- Data listing
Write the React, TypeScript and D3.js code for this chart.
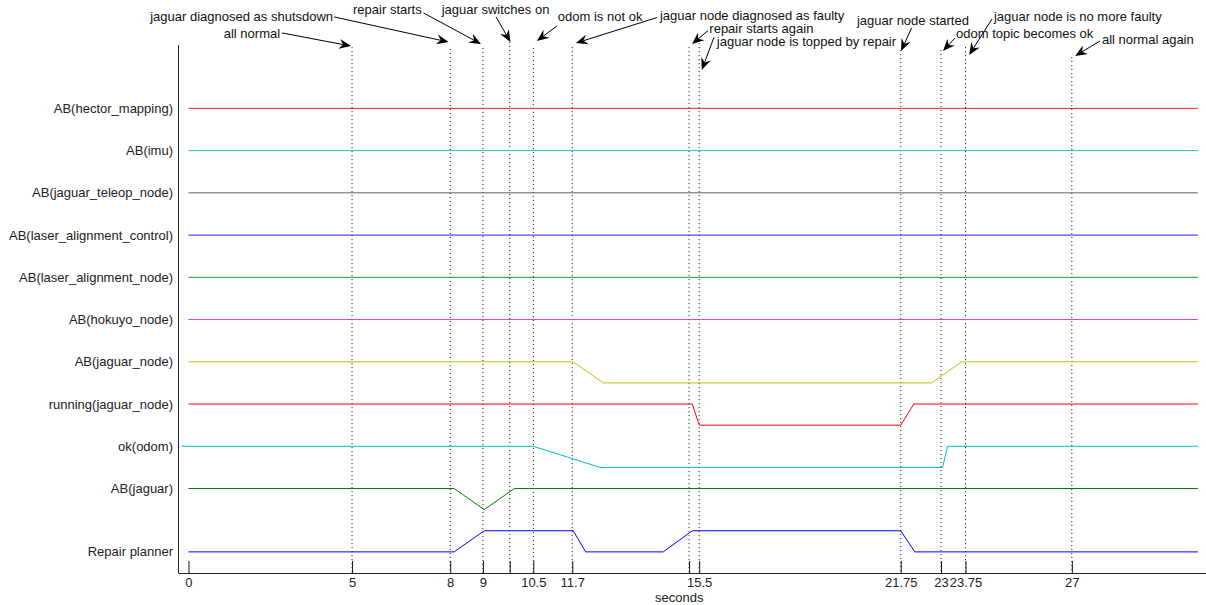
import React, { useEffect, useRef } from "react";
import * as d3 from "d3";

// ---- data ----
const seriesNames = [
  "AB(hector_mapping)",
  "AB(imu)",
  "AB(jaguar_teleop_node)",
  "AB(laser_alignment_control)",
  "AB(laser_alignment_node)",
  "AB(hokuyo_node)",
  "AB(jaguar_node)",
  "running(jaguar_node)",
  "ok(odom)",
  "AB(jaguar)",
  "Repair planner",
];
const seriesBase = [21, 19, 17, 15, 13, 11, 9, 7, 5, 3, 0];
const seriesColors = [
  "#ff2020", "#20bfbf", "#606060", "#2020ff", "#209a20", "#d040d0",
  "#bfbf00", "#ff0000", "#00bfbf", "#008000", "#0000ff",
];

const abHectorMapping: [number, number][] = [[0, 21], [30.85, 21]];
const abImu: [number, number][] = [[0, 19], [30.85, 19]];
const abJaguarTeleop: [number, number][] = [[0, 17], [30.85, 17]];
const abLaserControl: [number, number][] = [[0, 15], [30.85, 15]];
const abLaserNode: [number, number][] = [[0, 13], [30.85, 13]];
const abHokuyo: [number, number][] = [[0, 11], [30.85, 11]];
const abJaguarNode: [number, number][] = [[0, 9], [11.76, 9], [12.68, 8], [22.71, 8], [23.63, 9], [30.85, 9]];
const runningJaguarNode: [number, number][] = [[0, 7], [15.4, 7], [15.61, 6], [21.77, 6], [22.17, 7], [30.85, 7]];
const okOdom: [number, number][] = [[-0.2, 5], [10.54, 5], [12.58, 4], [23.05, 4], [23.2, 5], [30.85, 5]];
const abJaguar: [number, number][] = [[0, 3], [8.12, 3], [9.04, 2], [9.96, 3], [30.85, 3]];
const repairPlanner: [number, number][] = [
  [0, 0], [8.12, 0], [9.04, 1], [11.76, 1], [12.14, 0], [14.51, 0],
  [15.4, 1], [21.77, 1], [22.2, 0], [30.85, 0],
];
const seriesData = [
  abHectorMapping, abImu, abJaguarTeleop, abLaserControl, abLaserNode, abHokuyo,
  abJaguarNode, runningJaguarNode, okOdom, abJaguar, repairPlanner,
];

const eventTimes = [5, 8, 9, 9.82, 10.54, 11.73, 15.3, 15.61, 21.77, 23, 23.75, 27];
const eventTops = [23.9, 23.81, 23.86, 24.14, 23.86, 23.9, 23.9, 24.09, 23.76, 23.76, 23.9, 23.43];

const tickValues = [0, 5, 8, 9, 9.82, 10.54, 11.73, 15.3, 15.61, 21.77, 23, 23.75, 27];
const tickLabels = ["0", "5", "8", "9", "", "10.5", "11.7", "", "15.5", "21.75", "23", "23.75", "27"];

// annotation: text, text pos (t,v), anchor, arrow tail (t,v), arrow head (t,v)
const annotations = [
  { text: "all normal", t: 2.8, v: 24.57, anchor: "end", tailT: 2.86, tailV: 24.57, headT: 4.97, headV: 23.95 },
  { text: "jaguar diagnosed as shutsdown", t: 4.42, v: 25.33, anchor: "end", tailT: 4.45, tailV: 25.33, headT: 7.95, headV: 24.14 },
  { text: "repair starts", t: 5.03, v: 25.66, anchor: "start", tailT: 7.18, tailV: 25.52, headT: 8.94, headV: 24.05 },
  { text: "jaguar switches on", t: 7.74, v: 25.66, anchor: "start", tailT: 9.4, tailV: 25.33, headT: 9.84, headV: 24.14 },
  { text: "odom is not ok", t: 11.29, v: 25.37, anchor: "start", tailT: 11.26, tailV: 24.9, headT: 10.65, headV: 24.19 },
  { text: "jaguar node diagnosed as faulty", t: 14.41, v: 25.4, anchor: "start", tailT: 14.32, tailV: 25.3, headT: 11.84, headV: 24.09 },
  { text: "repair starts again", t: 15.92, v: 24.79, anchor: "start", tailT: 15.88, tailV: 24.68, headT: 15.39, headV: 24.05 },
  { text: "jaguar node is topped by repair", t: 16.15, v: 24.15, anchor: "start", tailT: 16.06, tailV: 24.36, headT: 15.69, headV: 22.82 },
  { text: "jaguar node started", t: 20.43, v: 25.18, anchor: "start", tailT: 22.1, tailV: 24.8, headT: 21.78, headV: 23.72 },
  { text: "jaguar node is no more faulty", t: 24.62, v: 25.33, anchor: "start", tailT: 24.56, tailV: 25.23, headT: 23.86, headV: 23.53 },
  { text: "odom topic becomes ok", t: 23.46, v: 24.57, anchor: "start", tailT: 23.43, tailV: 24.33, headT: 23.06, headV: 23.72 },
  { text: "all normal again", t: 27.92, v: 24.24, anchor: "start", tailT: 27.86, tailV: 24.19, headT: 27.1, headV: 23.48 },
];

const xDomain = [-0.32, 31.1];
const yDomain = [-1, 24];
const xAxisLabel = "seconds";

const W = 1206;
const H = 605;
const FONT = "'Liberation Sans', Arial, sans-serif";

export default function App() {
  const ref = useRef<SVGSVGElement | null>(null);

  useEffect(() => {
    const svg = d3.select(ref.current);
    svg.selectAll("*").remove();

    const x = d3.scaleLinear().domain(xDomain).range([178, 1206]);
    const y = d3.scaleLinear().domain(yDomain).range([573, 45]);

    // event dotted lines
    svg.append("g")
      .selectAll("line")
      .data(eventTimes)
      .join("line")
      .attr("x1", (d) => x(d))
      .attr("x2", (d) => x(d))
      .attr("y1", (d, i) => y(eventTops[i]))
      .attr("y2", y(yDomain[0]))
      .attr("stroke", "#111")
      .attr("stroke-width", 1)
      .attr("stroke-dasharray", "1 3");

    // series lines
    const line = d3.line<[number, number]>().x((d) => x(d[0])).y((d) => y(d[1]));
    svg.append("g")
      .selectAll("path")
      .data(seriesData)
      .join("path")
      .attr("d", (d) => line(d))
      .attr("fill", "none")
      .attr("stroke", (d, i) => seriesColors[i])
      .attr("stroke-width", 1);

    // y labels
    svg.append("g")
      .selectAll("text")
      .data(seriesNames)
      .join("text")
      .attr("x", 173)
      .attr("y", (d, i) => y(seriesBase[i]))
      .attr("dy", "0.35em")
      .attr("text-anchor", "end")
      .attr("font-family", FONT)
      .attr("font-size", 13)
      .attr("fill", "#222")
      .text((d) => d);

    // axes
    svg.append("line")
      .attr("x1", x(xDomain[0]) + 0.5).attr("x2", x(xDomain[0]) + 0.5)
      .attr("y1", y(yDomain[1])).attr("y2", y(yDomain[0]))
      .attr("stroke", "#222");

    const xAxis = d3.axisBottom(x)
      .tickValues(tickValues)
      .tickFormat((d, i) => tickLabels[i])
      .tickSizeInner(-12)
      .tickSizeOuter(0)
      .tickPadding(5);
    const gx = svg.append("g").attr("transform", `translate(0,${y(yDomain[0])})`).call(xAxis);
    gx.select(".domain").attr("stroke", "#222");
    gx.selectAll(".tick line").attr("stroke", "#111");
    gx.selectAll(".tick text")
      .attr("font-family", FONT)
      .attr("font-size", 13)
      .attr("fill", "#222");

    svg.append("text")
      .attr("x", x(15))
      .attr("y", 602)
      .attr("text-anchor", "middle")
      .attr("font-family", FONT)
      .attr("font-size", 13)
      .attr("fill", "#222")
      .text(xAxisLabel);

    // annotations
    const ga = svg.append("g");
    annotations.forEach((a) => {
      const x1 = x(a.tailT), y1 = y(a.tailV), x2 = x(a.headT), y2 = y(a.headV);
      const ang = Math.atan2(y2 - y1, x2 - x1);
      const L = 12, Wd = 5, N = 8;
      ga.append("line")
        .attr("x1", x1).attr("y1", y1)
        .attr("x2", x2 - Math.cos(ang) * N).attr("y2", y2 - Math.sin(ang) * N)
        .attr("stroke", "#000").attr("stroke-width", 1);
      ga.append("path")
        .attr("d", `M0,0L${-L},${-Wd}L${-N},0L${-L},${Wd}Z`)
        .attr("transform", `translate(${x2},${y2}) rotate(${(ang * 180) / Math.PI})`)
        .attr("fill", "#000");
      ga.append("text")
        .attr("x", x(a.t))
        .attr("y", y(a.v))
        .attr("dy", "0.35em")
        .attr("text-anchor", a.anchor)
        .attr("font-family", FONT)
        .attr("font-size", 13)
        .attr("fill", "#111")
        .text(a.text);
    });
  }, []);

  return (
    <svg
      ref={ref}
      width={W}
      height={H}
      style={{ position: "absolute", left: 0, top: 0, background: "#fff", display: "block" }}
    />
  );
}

--

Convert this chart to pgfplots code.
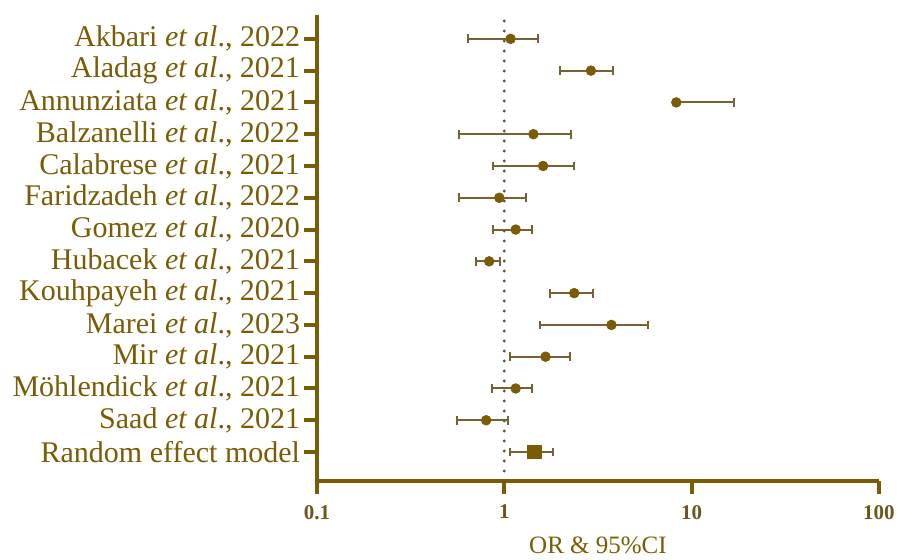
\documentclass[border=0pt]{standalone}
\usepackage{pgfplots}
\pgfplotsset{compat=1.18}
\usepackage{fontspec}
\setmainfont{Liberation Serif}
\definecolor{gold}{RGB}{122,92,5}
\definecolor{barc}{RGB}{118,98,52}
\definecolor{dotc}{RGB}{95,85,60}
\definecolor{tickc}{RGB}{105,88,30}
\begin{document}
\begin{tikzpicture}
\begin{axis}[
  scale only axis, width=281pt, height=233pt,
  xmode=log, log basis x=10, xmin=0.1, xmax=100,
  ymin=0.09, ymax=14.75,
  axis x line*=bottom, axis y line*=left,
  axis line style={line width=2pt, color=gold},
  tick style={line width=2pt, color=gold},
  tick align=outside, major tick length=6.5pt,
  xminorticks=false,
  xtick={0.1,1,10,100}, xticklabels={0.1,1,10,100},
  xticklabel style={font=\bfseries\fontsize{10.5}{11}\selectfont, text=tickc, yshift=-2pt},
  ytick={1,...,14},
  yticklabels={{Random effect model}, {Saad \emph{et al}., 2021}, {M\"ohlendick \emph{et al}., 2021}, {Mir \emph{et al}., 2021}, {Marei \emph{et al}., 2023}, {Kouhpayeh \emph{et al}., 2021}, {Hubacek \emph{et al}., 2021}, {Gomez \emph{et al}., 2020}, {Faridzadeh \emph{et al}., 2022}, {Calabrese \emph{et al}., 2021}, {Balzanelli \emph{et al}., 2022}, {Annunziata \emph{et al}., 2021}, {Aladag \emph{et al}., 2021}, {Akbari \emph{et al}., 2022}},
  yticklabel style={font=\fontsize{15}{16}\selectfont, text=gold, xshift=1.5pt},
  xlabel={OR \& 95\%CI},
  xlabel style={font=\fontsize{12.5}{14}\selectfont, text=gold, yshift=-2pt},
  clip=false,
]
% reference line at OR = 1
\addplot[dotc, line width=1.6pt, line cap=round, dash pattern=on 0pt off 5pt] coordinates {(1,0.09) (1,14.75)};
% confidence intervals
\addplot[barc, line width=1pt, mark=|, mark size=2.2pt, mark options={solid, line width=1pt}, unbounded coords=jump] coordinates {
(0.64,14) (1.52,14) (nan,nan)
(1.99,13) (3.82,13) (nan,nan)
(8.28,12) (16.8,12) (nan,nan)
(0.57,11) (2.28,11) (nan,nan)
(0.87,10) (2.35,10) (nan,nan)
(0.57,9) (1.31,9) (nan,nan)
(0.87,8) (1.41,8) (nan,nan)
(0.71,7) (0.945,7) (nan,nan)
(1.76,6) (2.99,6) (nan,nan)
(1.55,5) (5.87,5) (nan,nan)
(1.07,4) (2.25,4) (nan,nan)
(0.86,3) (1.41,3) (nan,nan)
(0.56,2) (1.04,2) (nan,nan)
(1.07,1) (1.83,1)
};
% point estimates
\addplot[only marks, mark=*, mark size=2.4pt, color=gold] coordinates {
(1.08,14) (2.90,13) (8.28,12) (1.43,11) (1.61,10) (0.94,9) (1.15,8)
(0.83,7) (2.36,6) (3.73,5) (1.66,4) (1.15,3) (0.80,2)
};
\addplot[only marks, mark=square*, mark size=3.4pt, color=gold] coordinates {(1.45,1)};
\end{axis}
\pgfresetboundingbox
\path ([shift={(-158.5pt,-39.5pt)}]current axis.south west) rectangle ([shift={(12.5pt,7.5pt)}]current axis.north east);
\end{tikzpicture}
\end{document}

- Exercise objective
Your task is to transcribe exactly the lines starting at the line that contains "Write the React, TypeScript" and ending at the line that contains "import * as", both included. Leave out the pictures.

- Response for this exercise
Write the React, TypeScript and D3.js code for this chart.
import React, { useEffect, useRef } from "react";
import * as d3 from "d3";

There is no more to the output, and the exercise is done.